I have been directly involved in structuring and and meeting clients on the dev side for many deals that I’m sure this other group is actively working on, so how can I talk deal experience without giving up info that I shouldn’t? We work on lots of off market ops as well and I don’t want to give any of that information up. Any major no nos?
Thanks in advance.
Just say you can’t give exact info and you need to be vague due to confidentiality issues. They should understand. If they don’t, do you really want to work there?
Not only that but if they can't then chances are they're interviewing you for ideas rather than to hire.
This is good feedback. Thank you
So, the concern you have is appropriate, but you are probably worrying too much. In fact, the issue you discuss is more one for the interviewer.... A few points..

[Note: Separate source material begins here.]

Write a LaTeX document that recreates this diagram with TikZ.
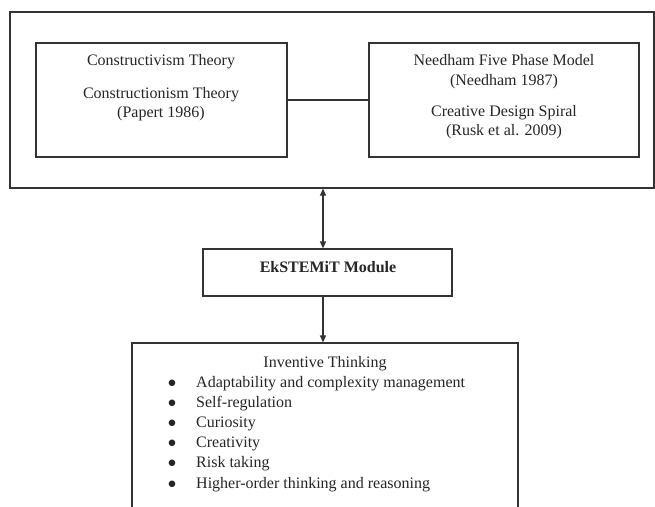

- They asked for the interview, and it is an interview of "you" not your firm.... So, really deep or even probing questions of the deals you are working on are not really appropriate or that likely they want to know about you, what you can do, want to do, etc. You can easily answer these without giving out deal details, just don't use names, address, markets, etc. At least not at same time. That said.... deals that are closed/public are totally fair game to talk about (at least with what is in bounds publicly or easily knowable).
- The real info flow.... is from their firm to you!!! You get to ask all sorts of questions about their operations, strategy, capital funding, deals, etc.... you are doing due diligence on them... so in reality... the risk is actually far more theirs than yours! So keep this framework in mind.........
- Major no nos.... Don't offer extra "color commentary" deals live, dead, or closed (like, "this one was tough, and boy did we overpay!!"), don't over conflate your role or contribution to deal ("yeah, I'm an analyst but I basically negotiated and did the whole deal by myself"), and don't "neg" your current firm/boss/coworkers (like "the pay is okay but may XYZ is a raging alcoholic, don't want to work for them a day longer than I have to), in fact, you should speak well/positive of your firm whenever possible (it really is the best look).
I really appreciate the thoughtful response (and your responses to about every re post on this site.) This is great feedback and I likely am overthinking, as I tend to do. You need to write a book or start a podcast or something. You’re the man!